** START OF COLLECTED MATERIAL **

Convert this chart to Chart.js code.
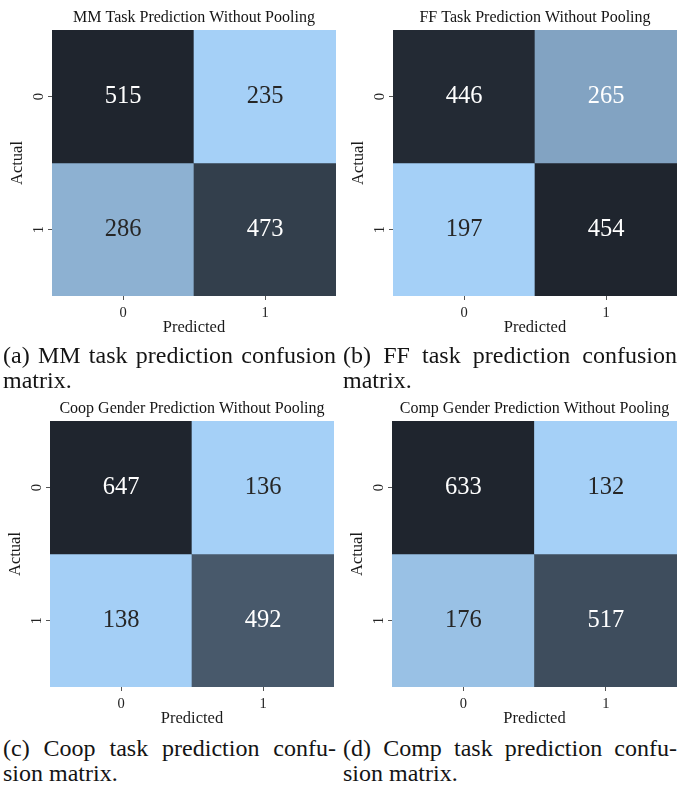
<!DOCTYPE html>
<html>
<head>
<meta charset="utf-8">
<script src="https://cdn.jsdelivr.net/npm/chart.js@4.4.1/dist/chart.umd.min.js"></script>
<style>
  html, body { margin: 0; padding: 0; background: #ffffff; }
  body {
    width: 683px; height: 791px; position: relative; overflow: hidden;
    font-family: "Liberation Serif", "Times New Roman", serif; color: #141414;
  }
  canvas.panel { position: absolute; }
  .caption { position: absolute; font-size: 24px; line-height: 25px; }
  .caption .full { text-align: justify; text-align-last: justify; }
</style>
</head>
<body>
<canvas id="mm" class="panel" width="340" height="342" style="left:0px;top:0px"></canvas>
<canvas id="ff" class="panel" width="340" height="342" style="left:341px;top:0px"></canvas>
<canvas id="coop" class="panel" width="340" height="342" style="left:-2px;top:391px"></canvas>
<canvas id="comp" class="panel" width="341" height="342" style="left:340px;top:391px"></canvas>

<div class="caption" style="left:3px;top:343px;width:333px">
  <div class="full">(a) MM task prediction confusion</div>
  <div>matrix.</div>
</div>
<div class="caption" style="left:343px;top:343px;width:334px">
  <div class="full">(b) FF task prediction confusion</div>
  <div>matrix.</div>
</div>
<div class="caption" style="left:3px;top:736px;width:333px">
  <div class="full">(c) Coop task prediction confu-</div>
  <div>sion matrix.</div>
</div>
<div class="caption" style="left:343px;top:736px;width:334px">
  <div class="full">(d) Comp task prediction confu-</div>
  <div>sion matrix.</div>
</div>

<script>
// Axis categories
const predictedLabels = ['0', '1'];
const actualLabels = ['0', '1'];

// Confusion counts, rows = actual, columns = predicted
const mmCounts   = [[515, 235], [286, 473]];
const ffCounts   = [[446, 265], [197, 454]];
const coopCounts = [[647, 136], [138, 492]];
const compCounts = [[633, 132], [176, 517]];

// Panel titles
const mmTitle   = 'MM Task Prediction Without Pooling';
const ffTitle   = 'FF Task Prediction Without Pooling';
const coopTitle = 'Coop Gender Prediction Without Pooling';
const compTitle = 'Comp Gender Prediction Without Pooling';

const SERIF = "'Liberation Serif', 'Times New Roman', serif";
Chart.defaults.font.family = SERIF;
Chart.defaults.color = '#1e1e1e';

// Light-to-dark blue colormap, scaled to each matrix's own min/max
const LIGHT = [165, 208, 247];
const DARK = [31, 37, 46];
function cellColor(v, vmin, vmax) {
  const t = vmax === vmin ? 0 : (v - vmin) / (vmax - vmin);
  return LIGHT.map((c, i) => c + t * (DARK[i] - c));
}
function toCss(rgb) {
  return 'rgb(' + rgb.map(c => Math.round(c)).join(',') + ')';
}
function luminance(rgb) {
  const lin = rgb.map(c => {
    const s = c / 255;
    return s <= 0.03928 ? s / 12.92 : Math.pow((s + 0.055) / 1.055, 2.4);
  });
  return 0.2126 * lin[0] + 0.7152 * lin[1] + 0.0722 * lin[2];
}

// Writes each count in the middle of its cell
const cellLabels = {
  id: 'cellLabels',
  afterDatasetsDraw(chart) {
    const ctx = chart.ctx;
    ctx.save();
    ctx.font = "24.5px " + SERIF;
    ctx.textAlign = 'center';
    ctx.textBaseline = 'middle';
    chart.data.datasets.forEach((ds, r) => {
      chart.getDatasetMeta(r).data.forEach((bar, c) => {
        const p = bar.getCenterPoint();
        ctx.fillStyle = ds.textColors[c];
        ctx.fillText(String(ds.counts[c]), p.x, p.y);
      });
    });
    ctx.restore();
  }
};

function heatmap(id, title, counts) {
  const flat = counts.flat();
  const vmin = Math.min(...flat), vmax = Math.max(...flat);
  const datasets = counts.map((row, r) => {
    const rgbs = row.map(v => cellColor(v, vmin, vmax));
    return {
      label: actualLabels[r],
      data: predictedLabels.map(() => [r, r + 1]),
      counts: row,
      backgroundColor: rgbs.map(toCss),
      textColors: rgbs.map(rgb => luminance(rgb) > 0.408 ? '#262626' : '#ffffff'),
      borderWidth: 0,
      barPercentage: 1,
      categoryPercentage: 1,
      grouped: false
    };
  });

  return new Chart(document.getElementById(id), {
    type: 'bar',
    data: { labels: predictedLabels, datasets },
    plugins: [cellLabels],
    options: {
      responsive: false,
      animation: false,
      devicePixelRatio: 1,
      layout: { padding: { left: 0, right: 4, top: 0, bottom: 0 } },
      plugins: {
        legend: { display: false },
        tooltip: { enabled: false },
        title: {
          display: true,
          text: title,
          fullSize: false,
          color: '#141414',
          font: { size: 16, weight: 'normal' },
          padding: { top: 8.2, bottom: 2.6 }
        }
      },
      scales: {
        x: {
          type: 'category',
          offset: true,
          grid: { display: true, offset: false, drawOnChartArea: false, drawTicks: true, tickLength: 4, color: '#555' },
          border: { display: false },
          ticks: { font: { size: 14.5 }, color: '#222', padding: 4 },
          title: { display: true, text: 'Predicted', font: { size: 16.5 }, color: '#1a1a1a', padding: { top: 0, bottom: 4 } },
          afterFit: s => { s.height = 46; }
        },
        y: {
          type: 'linear',
          min: 0,
          max: actualLabels.length,
          reverse: true,
          afterBuildTicks: s => { s.ticks = actualLabels.map((_, i) => ({ value: i + 0.5 })); },
          grid: { display: true, drawOnChartArea: false, drawTicks: true, tickLength: 4, color: '#555' },
          border: { display: false },
          ticks: {
            callback: (v, i) => actualLabels[i],
            minRotation: 90, maxRotation: 90,
            crossAlign: 'center',
            autoSkip: false,
            font: { size: 14.5 }, color: '#222', padding: 5
          },
          title: { display: true, text: 'Actual', font: { size: 16.5 }, color: '#1a1a1a', padding: { top: 8, bottom: 0 } },
          afterFit: s => { s.width = 52; }
        }
      }
    }
  });
}

heatmap('mm', mmTitle, mmCounts);
heatmap('ff', ffTitle, ffCounts);
heatmap('coop', coopTitle, coopCounts);
heatmap('comp', compTitle, compCounts);
</script>
</body>
</html>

** END OF COLLECTED MATERIAL **

WHAT IS NEEDED → Leave out the pictures and retype every line above exactly.

WORKED ANSWER →
Convert this chart to Chart.js code.
<!DOCTYPE html>
<html>
<head>
<meta charset="utf-8">
<script src="https://cdn.jsdelivr.net/npm/chart.js@4.4.1/dist/chart.umd.min.js"></script>
<style>
  html, body { margin: 0; padding: 0; background: #ffffff; }
  body {
    width: 683px; height: 791px; position: relative; overflow: hidden;
    font-family: "Liberation Serif", "Times New Roman", serif; color: #141414;
  }
  canvas.panel { position: absolute; }
  .caption { position: absolute; font-size: 24px; line-height: 25px; }
  .caption .full { text-align: justify; text-align-last: justify; }
</style>
</head>
<body>
<canvas id="mm" class="panel" width="340" height="342" style="left:0px;top:0px"></canvas>
<canvas id="ff" class="panel" width="340" height="342" style="left:341px;top:0px"></canvas>
<canvas id="coop" class="panel" width="340" height="342" style="left:-2px;top:391px"></canvas>
<canvas id="comp" class="panel" width="341" height="342" style="left:340px;top:391px"></canvas>

<div class="caption" style="left:3px;top:343px;width:333px">
  <div class="full">(a) MM task prediction confusion</div>
  <div>matrix.</div>
</div>
<div class="caption" style="left:343px;top:343px;width:334px">
  <div class="full">(b) FF task prediction confusion</div>
  <div>matrix.</div>
</div>
<div class="caption" style="left:3px;top:736px;width:333px">
  <div class="full">(c) Coop task prediction confu-</div>
  <div>sion matrix.</div>
</div>
<div class="caption" style="left:343px;top:736px;width:334px">
  <div class="full">(d) Comp task prediction confu-</div>
  <div>sion matrix.</div>
</div>

<script>
// Axis categories
const predictedLabels = ['0', '1'];
const actualLabels = ['0', '1'];

// Confusion counts, rows = actual, columns = predicted
const mmCounts   = [[515, 235], [286, 473]];
const ffCounts   = [[446, 265], [197, 454]];
const coopCounts = [[647, 136], [138, 492]];
const compCounts = [[633, 132], [176, 517]];

// Panel titles
const mmTitle   = 'MM Task Prediction Without Pooling';
const ffTitle   = 'FF Task Prediction Without Pooling';
const coopTitle = 'Coop Gender Prediction Without Pooling';
const compTitle = 'Comp Gender Prediction Without Pooling';

const SERIF = "'Liberation Serif', 'Times New Roman', serif";
Chart.defaults.font.family = SERIF;
Chart.defaults.color = '#1e1e1e';

// Light-to-dark blue colormap, scaled to each matrix's own min/max
const LIGHT = [165, 208, 247];
const DARK = [31, 37, 46];
function cellColor(v, vmin, vmax) {
  const t = vmax === vmin ? 0 : (v - vmin) / (vmax - vmin);
  return LIGHT.map((c, i) => c + t * (DARK[i] - c));
}
function toCss(rgb) {
  return 'rgb(' + rgb.map(c => Math.round(c)).join(',') + ')';
}
function luminance(rgb) {
  const lin = rgb.map(c => {
    const s = c / 255;
    return s <= 0.03928 ? s / 12.92 : Math.pow((s + 0.055) / 1.055, 2.4);
  });
  return 0.2126 * lin[0] + 0.7152 * lin[1] + 0.0722 * lin[2];
}

// Writes each count in the middle of its cell
const cellLabels = {
  id: 'cellLabels',
  afterDatasetsDraw(chart) {
    const ctx = chart.ctx;
    ctx.save();
    ctx.font = "24.5px " + SERIF;
    ctx.textAlign = 'center';
    ctx.textBaseline = 'middle';
    chart.data.datasets.forEach((ds, r) => {
      chart.getDatasetMeta(r).data.forEach((bar, c) => {
        const p = bar.getCenterPoint();
        ctx.fillStyle = ds.textColors[c];
        ctx.fillText(String(ds.counts[c]), p.x, p.y);
      });
    });
    ctx.restore();
  }
};

function heatmap(id, title, counts) {
  const flat = counts.flat();
  const vmin = Math.min(...flat), vmax = Math.max(...flat);
  const datasets = counts.map((row, r) => {
    const rgbs = row.map(v => cellColor(v, vmin, vmax));
    return {
      label: actualLabels[r],
      data: predictedLabels.map(() => [r, r + 1]),
      counts: row,
      backgroundColor: rgbs.map(toCss),
      textColors: rgbs.map(rgb => luminance(rgb) > 0.408 ? '#262626' : '#ffffff'),
      borderWidth: 0,
      barPercentage: 1,
      categoryPercentage: 1,
      grouped: false
    };
  });

  return new Chart(document.getElementById(id), {
    type: 'bar',
    data: { labels: predictedLabels, datasets },
    plugins: [cellLabels],
    options: {
      responsive: false,
      animation: false,
      devicePixelRatio: 1,
      layout: { padding: { left: 0, right: 4, top: 0, bottom: 0 } },
      plugins: {
        legend: { display: false },
        tooltip: { enabled: false },
        title: {
          display: true,
          text: title,
          fullSize: false,
          color: '#141414',
          font: { size: 16, weight: 'normal' },
          padding: { top: 8.2, bottom: 2.6 }
        }
      },
      scales: {
        x: {
          type: 'category',
          offset: true,
          grid: { display: true, offset: false, drawOnChartArea: false, drawTicks: true, tickLength: 4, color: '#555' },
          border: { display: false },
          ticks: { font: { size: 14.5 }, color: '#222', padding: 4 },
          title: { display: true, text: 'Predicted', font: { size: 16.5 }, color: '#1a1a1a', padding: { top: 0, bottom: 4 } },
          afterFit: s => { s.height = 46; }
        },
        y: {
          type: 'linear',
          min: 0,
          max: actualLabels.length,
          reverse: true,
          afterBuildTicks: s => { s.ticks = actualLabels.map((_, i) => ({ value: i + 0.5 })); },
          grid: { display: true, drawOnChartArea: false, drawTicks: true, tickLength: 4, color: '#555' },
          border: { display: false },
          ticks: {
            callback: (v, i) => actualLabels[i],
            minRotation: 90, maxRotation: 90,
            crossAlign: 'center',
            autoSkip: false,
            font: { size: 14.5 }, color: '#222', padding: 5
          },
          title: { display: true, text: 'Actual', font: { size: 16.5 }, color: '#1a1a1a', padding: { top: 8, bottom: 0 } },
          afterFit: s => { s.width = 52; }
        }
      }
    }
  });
}

heatmap('mm', mmTitle, mmCounts);
heatmap('ff', ffTitle, ffCounts);
heatmap('coop', coopTitle, coopCounts);
heatmap('comp', compTitle, compCounts);
</script>
</body>
</html>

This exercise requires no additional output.